L’esercito americano tenta di stabilire un contatto con queste astronavi, presto rinominate ‘gusci’, ottenendo soltanto alcune registrazioni di suoni apparentemente indecifrabili. Un distaccamento dell’esercito raggiunge Louise, nota come una delle migliori esperte americane di linguistica, con lo scopo di ottenere da lei alcune delucidazioni sulla codifica di quei suoni. Affiancata da un team di scienziati, tra cui il fisico teorico Ian Donnelly (Jeremy Renner), Louise stabilisce un primo incontro conoscitivo con le creature aliene.

Esse riparano all’interno dei ‘gusci’, protette da un muro gassoso e opaco che le separa dagli umani; le creature vengono presto chiamate “eptapodi” per la presenza di sette piedi a forma tentacolare che li rende simili a dei grandi polpi.

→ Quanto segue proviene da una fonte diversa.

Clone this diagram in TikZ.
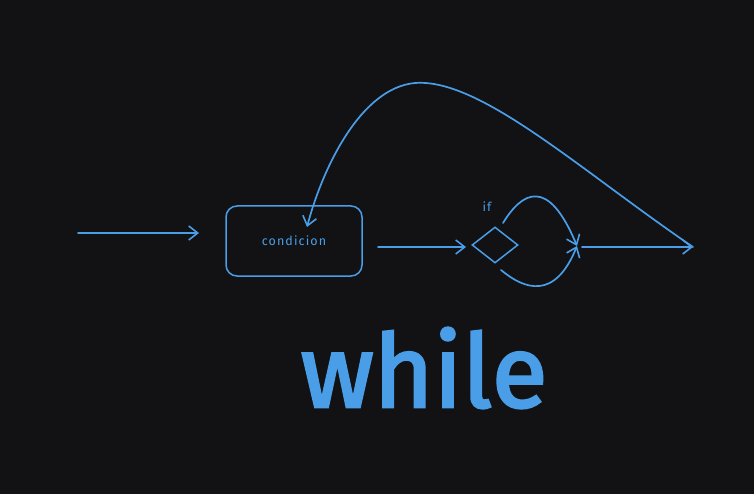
\documentclass[tikz,border=0pt]{standalone}
\usepackage{fontspec}
\setmainfont{Fira Sans}
\newfontfamily\wfont[FakeBold=2.5]{Fira Sans}
\usetikzlibrary{arrows.meta,shapes.geometric}
\definecolor{bg}{HTML}{121214}
\definecolor{ink}{HTML}{4A9EE8}
\begin{document}
\begin{tikzpicture}[x=1pt,y=-1pt,
  line/.style={draw=ink,line width=1.7pt,line cap=round,line join=round},
  arr/.style={line,-{Straight Barb[length=9pt,width=14pt,line width=1.6pt]}},
  box/.style={draw=ink,line width=1.5pt,rounded corners=11pt,minimum width=136pt,minimum height=70pt,inner sep=0pt},
  dia/.style={draw=ink,line width=1.5pt,diamond,minimum width=46pt,minimum height=36pt,inner sep=0pt},
  lbl/.style={text=ink,font=\fontsize{12.5}{14}\selectfont\addfontfeature{LetterSpace=9}}]
\fill[bg] (0,0) rectangle (754,494);
\useasboundingbox (0,0) rectangle (754,494);
\coordinate (s) at (78,233);
\coordinate (se) at (199,233);
\node[box] (c) at (294,241) {};
\node[lbl] (ct) at (294,241) {condicion};
\coordinate (c1) at (378,247);
\coordinate (c2) at (466,247);
\node[dia] (d) at (495,245) {};
\node[lbl] (iflbl) at (487,207) {if};
\coordinate (j) at (577,246);
\coordinate (jo) at (582,247);
\coordinate (e) at (693,247);
\coordinate (ct0) at (307,227);
\coordinate (t0) at (503,223);
\coordinate (b0) at (501,270);
\draw[arr] (s) -- (se);
\draw[arr] (c1) -- (c2);
\draw[arr] (t0) .. controls (522,192) and (548,176) .. (j);
\draw[arr] (b0) .. controls (525,290) and (555,300) .. (j);
\draw[arr] (jo) -- (e);
\draw[arr] (e) .. controls (580,170) and (480,78) .. (415,83) .. controls (360,88) and (322,170) .. (ct0);
\node[text=ink,font=\wfont\fontsize{102}{110}\selectfont] (w) at (424,368) {while};
\end{tikzpicture}
\end{document}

Louise è incredula di fronte alle misteriose creature e ben presto scopre che esse non comunicano affatto come gli esseri umani. La loro lingua, come sistema di segni, non procede in modo lineare come la catena di suoni e di parole propria delle lingue umane, ma procede in modo circolare.
Il tempo e come esso viene percepito e vissuto funge qui da vera discriminante.
La linguista intraprende una vera e propria missione di insegnamento, apprendimento e decifrazione: mentre insegna la lingua umana agli eptapodi, Louise impara la loro.Ci troviamo di fronte ad un scambio culturale straordinario, in quanto la lingua degli eptapodi apre le porte della mente di Louise, la quale inizia a percepire i fatti della vita in modo totalmente diverso dal passato.

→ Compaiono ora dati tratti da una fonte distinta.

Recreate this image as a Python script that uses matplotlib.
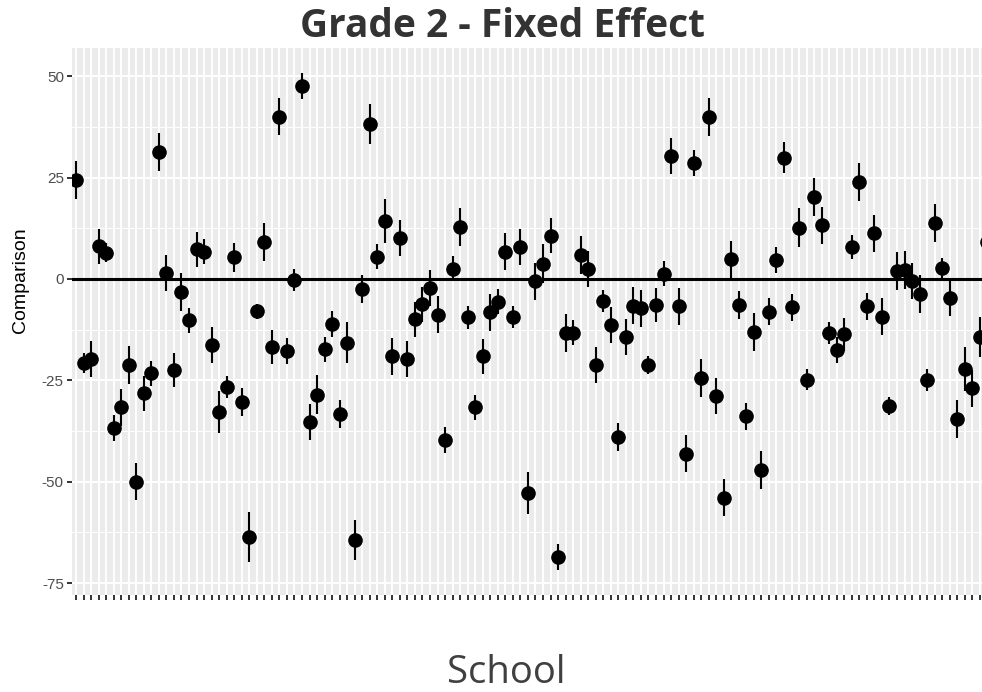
import matplotlib
matplotlib.use("Agg")
import matplotlib.pyplot as plt
import numpy as np

# school effects (comparison) and half-widths of the error bars
comparison = [24.3, -20.75, -19.75, 8, 6.5, -36.7, -31.7, -21.25, -50, -28.25,
              -23.3, 31.3, 1.5, -22.4, -3.25, -10.2, 7.3, 6.7, -16.25, -32.8,
              -26.6, 5.3, -30.4, -63.7, -8, 9.1, -16.8, 40, -17.75, -0.2,
              47.6, -35.25, -28.5, -17.4, -11, -33.25, -15.7, -64.3, -2.5, 38.1,
              5.5, 14.3, -19.1, 10.1, -19.7, -10, -6.2, -2.25, -8.8, -39.7,
              2.5, 12.7, -9.5, -31.6, -19.1, -8.2, -5.6, 6.7, -9.5, 7.9,
              -52.7, -0.6, 3.75, 10.7, -68.5, -13.3, -13.3, 5.8, 2.5, -21.2,
              -5.4, -11.4, -38.9, -14.3, -6.6, -7.25, -21.2, -6.4, 1.3, 30.25,
              -6.8, -43.1, 28.5, -24.4, 40, -28.9, -53.9, 4.8, -6.4, -33.9,
              -13, -47.1, -8.1, 4.7, 29.9, -7, 12.6, -24.8, 20.2, 13.2,
              -13.3, -17.6, -13.7, 7.9, 23.9, -6.8, 11.25, -9.3, -31.25, 1.9,
              2.2, -0.6, -3.7, -24.9, 13.8, 2.6, -4.7, -34.6, -22.3, -27,
              -14.3, 9.2]
err = [4.7, 2.5, 4.5, 4.4, 2.4, 3.2, 4.5, 4.75, 4.5, 4.4,
       3.1, 4.6, 4.4, 4.25, 4.6, 3.1, 4.3, 3.1, 4.5, 5.1,
       2.7, 3.5, 3.5, 6.2, 1.8, 4.6, 4.3, 4.6, 3.25, 2.75,
       3.2, 4.4, 4.8, 3.1, 3.2, 3.4, 5.1, 4.9, 3.5, 4.9,
       3.1, 5.4, 4.5, 4.5, 4.4, 4.25, 4.3, 4.4, 4.6, 3.1,
       3.1, 4.7, 2.8, 3.1, 4.4, 4.6, 3.0, 4.5, 2.7, 4.5,
       5.2, 4.6, 4.8, 4.4, 3.25, 4.7, 3.1, 4.7, 4.5, 4.5,
       2.7, 4.5, 3.5, 4.4, 4.5, 4.6, 2.2, 4.2, 3.1, 4.4,
       4.6, 4.5, 3.2, 4.7, 4.7, 4.4, 4.6, 4.6, 3.5, 3.25,
       4.7, 4.6, 3.3, 3.2, 3.75, 3.3, 4.8, 2.6, 4.8, 4.5,
       2.7, 3.25, 4.0, 2.9, 4.7, 3.3, 4.5, 4.5, 2.2, 4.7,
       4.6, 4.4, 4.6, 2.8, 4.6, 2.6, 4.5, 4.7, 5.4, 4.6,
       4.9, 4.5]
y_ticks = [-75, -50, -25, 0, 25, 50]

val = np.array(comparison)
e = np.array(err)
school = np.arange(1, len(val) + 1)

W, H = 982, 692
fig = plt.figure(figsize=(W / 100, H / 100), dpi=100)

step = 7.532
left_px, top_px, bot_px = 71.5, 48, 594.8
width_px = (len(val) - 1 + 1.2) * step
ax = fig.add_axes([left_px / W, 1 - bot_px / H, width_px / W, (bot_px - top_px) / H])
ax.set_facecolor('#EBEBEB')
ax.set_axisbelow(True)

lo = (val - e).min()
hi = (val + e).max()
pad = 0.05 * (hi - lo)
ax.set_ylim(lo - pad, hi + pad)
ax.set_xlim(0.4, len(val) + 0.6)

ax.set_xticks(school)
ax.set_xticklabels([])
ax.set_yticks(y_ticks)
ax.set_yticklabels([str(t) for t in y_ticks], fontsize=11, family='Liberation Sans', color='#4D4D4D')
ax.set_yticks([-62.5, -37.5, -12.5, 12.5, 37.5], minor=True)
ax.grid(True, which='major', color='white', lw=1.4)
ax.grid(True, which='minor', axis='y', color='white', lw=0.7)
ax.tick_params(axis='both', which='major', length=3.5, width=1.4, color='#333333', pad=2)
ax.tick_params(axis='y', which='minor', length=0)
for s in ax.spines.values():
    s.set_visible(False)

ax.axhline(0, color='black', lw=2.2, zorder=2)
ax.vlines(school, val - e, val + e, color='black', lw=1.5, zorder=3)
ax.plot(school, val, 'o', color='black', ms=9.5, zorder=4)

fig.text(0.5117, 0.961, 'Grade 2 - Fixed Effect', ha='center', va='center',
         fontsize=28, fontweight='bold', family='Open Sans', color='#333333')
fig.text(0.516, 0.028, 'School', ha='center', va='center',
         fontsize=27.5, family='Open Sans', color='#404040')
fig.text(0.0204, 0.595, 'Comparison', ha='center', va='center', rotation=90,
         fontsize=14, family='Liberation Sans', color='black')

fig.savefig('out.png', dpi=100)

Ma sullo sfondo incombe una minaccia. Non aliena, ma umana e rappresentata dagli eserciti di altri Paesi che vedono gli eptapodi come un’arma pronta a fare fuoco.
Louise invece riesce a stabilire con loro un legame quasi affettivo. Lei è l’unica che, imparando la lingua ‘eptapode’, instaura un autentico contatto con l’Alterità.

Arrival però sorprende per un evento nella trama che ne capovolge gli esiti. Lo spettatore pensa di sapere come il film possa concludersi ma sul finale viene colto in contropiede.
La regia di Villeneuve e il montaggio infatti scandiscono la storia inserendovi improvvisi flashback che, così fulminei ed abbaglianti, incuriosiscono lo spettatore sempre più. Flashback che potrebbero non essere dei semplici squarci sul passato vissuto e sofferto, ma qualcos’altro.
Arrival: più di un adattamento
Non ci troviamo di fronte all’adattamento di un romanzo, ma all’espansione narrativa di un racconto breve di cui si valorizza un’idea di fondo.
L’idea della connessione tra il tempo e lil linguaggio come sistema di comunicazione profondo. L’idea che ad ogni lingua corrisponda una percezione del tempo differente; di qui, lo stravolgimento della catena passato-presente-futuro.
Arrival lascia letteralmente il ‘segno’ nella mente e nel cuore dello spettatore. Il film di Villeneuve offre un racconto della materia aliena inedito, riflessivo, anti-retorico e quasi rituale: l’incontro con le creature è volutamente ritardato sullo schermo. L’intenzione della regia infatti coincide con la volontà di mostrare l’Alterità non come una minaccia, ma come l’opportunità di una vita diversa.

E la conoscenza di questa nuova vita fa paura. Louise accoglie la paura, la vive nel profondo e la restituisce all’esterno attraverso la nuova lingua che ha iniziato a padroneggiare. Una nuova lingua che è presto diventata uno straordinario ed imprevisto modo di condurre l’esistenza.